- O Estado de S. Paulo
No curto prazo, a reforma ministerial ajudou o governo mais do que atrapalhou. Custoso e atabalhoado, o toma lá dá cá produziu muitas manchetes negativas e sacrificou raros ministros tecnicamente qualificados de Dilma Rousseff. Mas, passadas algumas semanas, constata-se que a reforma cumpriu seu objetivo mais urgente: conseguiu votos necessários para prorrogar a sobrevida da presidente no poder. Também permitiu evitar derrotas catastróficas no Congresso. Nada mais, por enquanto.
Desde que a presidente mergulhou no é dando que se recebe com a banda mansa do PMDB, aumentou cinco pontos o governismo médio na Câmara. A barganha trocou sete ministérios peemedebistas por algumas dezenas de votos e reverteu a tendência de autoimolação do governo. Mas foi insuficiente para criar a expectativa de aprovar qualquer coisa além do trivial. A ressurreição da CPMF, se vier a acontecer, implicará aditivo ao preço do contrato.
Em agosto, quando Michel Temer deixou a coordenação política do governo, a taxa de governismo dos deputados peemedebistas medida pelo Basômetro era 70%. O gesto teatral do vice-presidente foi vendido como o começo do impeachment de Dilma. Porém, a taxa de votos pró-governo no PMDB aumentou para 75% em setembro e chegou a 79% em outubro. Mágica? Não, fisiologismo mesmo.
Dilma se aproximou do líder peemedebista na Câmara, Leonardo Picciani (RJ), e negociou pessoalmente a redistribuição de cargos na Esplanada dos Ministérios. Ao mesmo tempo que Temer saiu de cena, Eduardo Cunha entrou no seu inferno astral.
O movimento de Dilma rachou a bancada do PMDB e implodiu o bloco parlamentar no qual Picciani dava as cartas. Foi uma represália executada por aliados de Cunha. Todavia, a reação enfraqueceu o PMDB e acabou favorecendo a presidente. Pela primeira vez nesta legislatura, o número de deputados que votam ao menos 90% das vezes seguindo orientação do governo ultrapassou o simbólico limite dos 171. Dilma mostrou que alcançara votos suficientes para barrar a abertura do processo de impeachment - por ora.
Nas 25 votações nominais na Câmara ocorridas de 17 de setembro para cá, 191 deputados votaram com o governo pelo menos 9 em cada 10 vezes.
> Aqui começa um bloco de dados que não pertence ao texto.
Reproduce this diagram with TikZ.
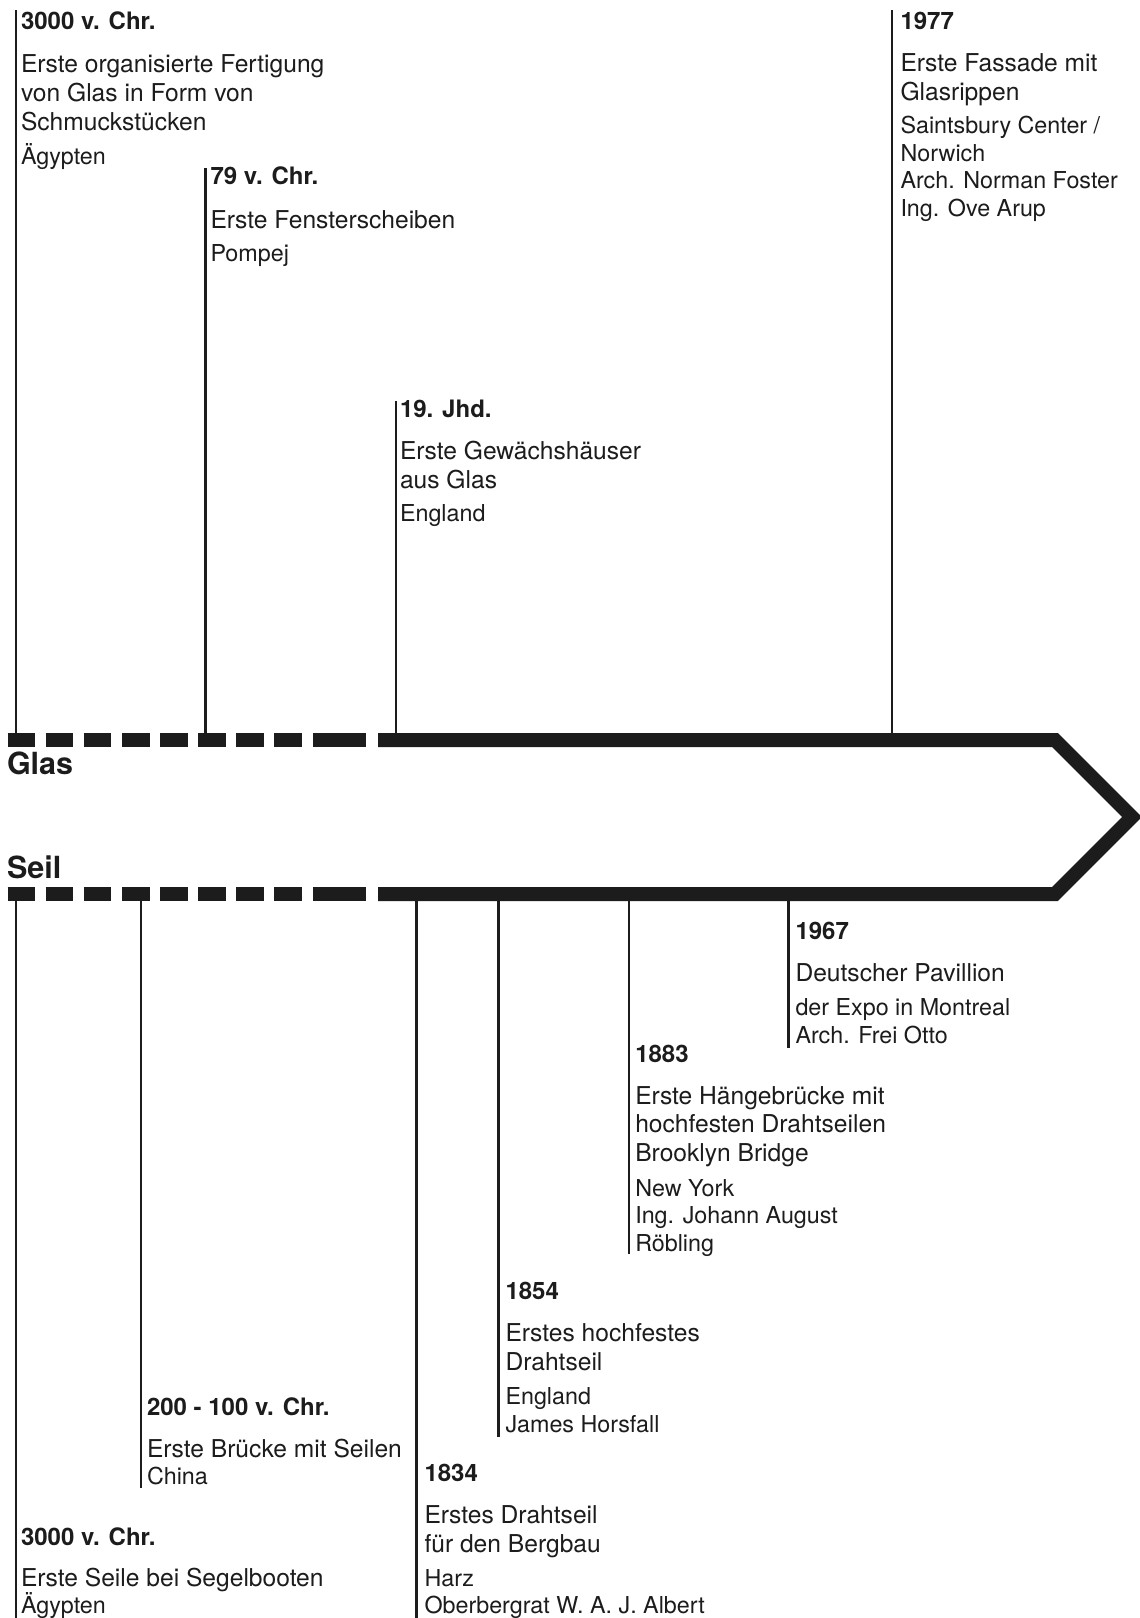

Está ainda muito longe da maioria absoluta de 257 votos, mas foi um grande avanço. Nas primeiras 25 votações após Eduardo Cunha assumir o comando da Casa, entre fevereiro e março deste ano, havia apenas 103 deputados com esse mesmo grau de fidelidade a Dilma. Desses, mais da metade era do PT e apenas um era do PMDB. Recentemente, o cenário se inverteu.
Nas 25 votações mais recentes, 53 deputados do PMDB votaram com o governo 90% das vezes. Não por coincidência, foi depois da reforma ministerial e da multiplicação de denúncias contra Cunha. Enquanto isso, a bancada do PT perdeu cadeiras na dança dos ministros e ficou menos fiel à presidente. Só 45 deputados permanecem no núcleo duro de apoio a Dilma. Uns deixaram o PT e, como Alessandro Molon, registram só 46% de governismo.
Hoje, o PMDB encena mais fidelidade à presidente do que o PT: além de entregar mais votos, não pede a cabeça do ministro da Fazenda, Joaquim Levy. A parte que foi atendida por cargos e emendas está cumprindo sua parte da barganha. E não é só no PMDB. No PDT, que ganhou o cobiçado Ministério das Comunicações, a taxa de governismo está em alta: 12 dos 19 deputados entraram para o núcleo com 90% de dureza pró-Dilma pós-reforma. O governismo é crescente também no PSD de Gilberto Kassab e no PR.
Se o fisiologismo não compensasse não seria a norma no Brasil há tantos governos. Além do alto custo, o toma lá dá cá tem outro porém. Voto não se vende, se empresta. O contrato é de aluguel. Tudo é transitório, e a fidelidade termina assim que aparece oferta mais lucrativa vinda de outro lado. É questão de preço.